In both communities, non-native residents became angry about police inaction on several breaches of law including damage to municipal roads, car thefts, erection of barricades and intimidation. For weeks after George was killed, OPP refused to respond to incidents in the beach community because they were targets. Abandoned by the police, people began to arm themselves, said LaPratte.

In Caledonia, on April 21, OPP officers told residents on Thistlemoor Drive that they were targets while standing by to maintain peace during an impromptu native and town resident meeting.

In Caledonia, resident concerns about police inaction continue as do protests about a double standard of law. Lawyer Ed McCarthy denounced police refusal to uphold a court order and the laws of Canada and Ontario. In Ipperwash, former township mayor Bill Graham pointed out that a double standard in policing and law existed for natives and non-natives.

Lynda Hillman-Rapley, editor of the Lakeshore Advance, said Haldimand County was ahead of the game with aboriginal officers on duty and tri party discussions underway. If the Ipperwash Inquiry had been completed before the Six Nations occupation, findings may have changed the course of events in Caledonia, she said.

In both communities, there was a widespread belief that splinter groups were behind the occupations. As time wore on and police action occurred, broader native support became apparent in Caledonia.

Once native occupations began, municipal council members felt helpless and turned to provincial and federal authorities. Current Lambton Shores Mayor Cam Ivey said the municipality was left out. Meanwhile residents were clamouring for government action. In Haldimand, three county officials were included in occupation discussions and have observer status in current negotiations.

Eleven days after the Ipperwash shooting, area farmers hosted a public meeting. The OPP superintendent and the local MP and MPP attended along with municipal council members. In Haldimand County, such a meeting has yet to occur but would be appreciated by residents. However negotiations are underway to resolve the Caledonia land claim and to remove barricades on a street, highway and rail line.

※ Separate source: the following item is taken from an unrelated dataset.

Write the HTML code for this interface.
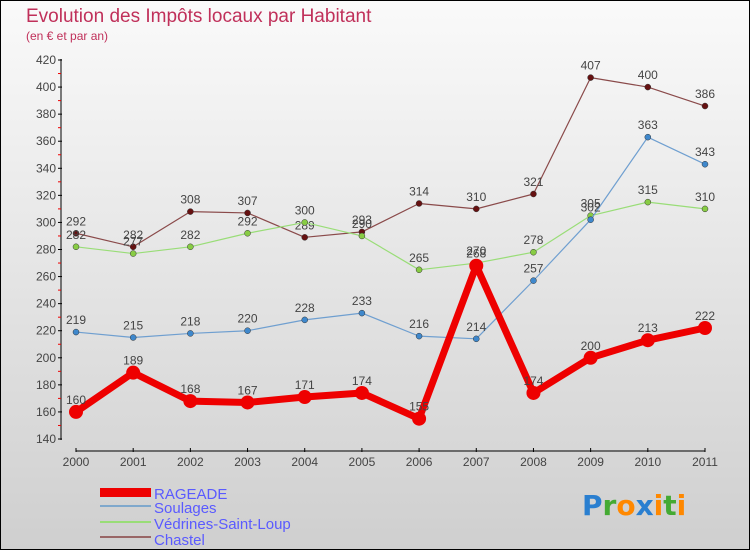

In both communities, internal disputes or differing opinions among native groups further complicated matters. In Haldimand, federal and provincial officials are dealing with the Six nations band council, the Iroquois Confederacy of Chiefs and the natives on the site. Recently a Confederacy chief talked about barricade removals and people on the site expressed concern about safety if they were removed.

Other interesting points of contact between the two incidents exist. Mohawk Ralph Brant from the Bay of Quinte acted as an official native mediator in Ipperwash. In 1784, Mohawk Joseph Brant led his people to the Haldimand Tract. Jane Stewart was the Ontario minister of Indian Affairs in 1998 and is currently Ontario’s negotiator for the Caledonia land claim.

After 11 years, occupation of the park and army camp in Ipperwash has yet to be resolved. The Ipperwash Inquiry has everyone riled up again, said Hillman-Rapley. The community wants the provincial park back This is an illegal occupation that is keeping tourist dollars out of municipal pockets, she added.

Like others, she is sick of hearing about the need to heal. “I’m not sure what that means. People just got on with their lives,” she said.


About Lambton Shores and Kettle Point

Lambton Shores is a beach and farming community 40 kilometres northwest of Sarnia. A large part of the municipality hugs the shore of Lake Huron. Tourism is the number one industry, followed by agriculture. Visitors enjoy 18 campgrounds and 100s of cottages. Located near Grand Bend, Pinery Provincial Park is one of the province’s most popular campgrounds. Ipperwash Provincial Park is temporarily closed and occupied by First Nations persons.

Lambton Shores is home to 12,000 but swells to 20,000 in the summer.

In 200, the Ontario government amalgamated Arkona, Forest, Grand Bend, Thedford and the Township of Bosanquet, which includes Ipperwash. Lambton Shores is part of County of Lambton.

Kettle and Stony Point Reserve is home to 1,000 and another 1,000 lives off the reserve. The 2,200 acre community is south of and adjacent to Ipperwash. The main employer is band administration. Unique rock formations along the reserve lakeshore draw in tourists.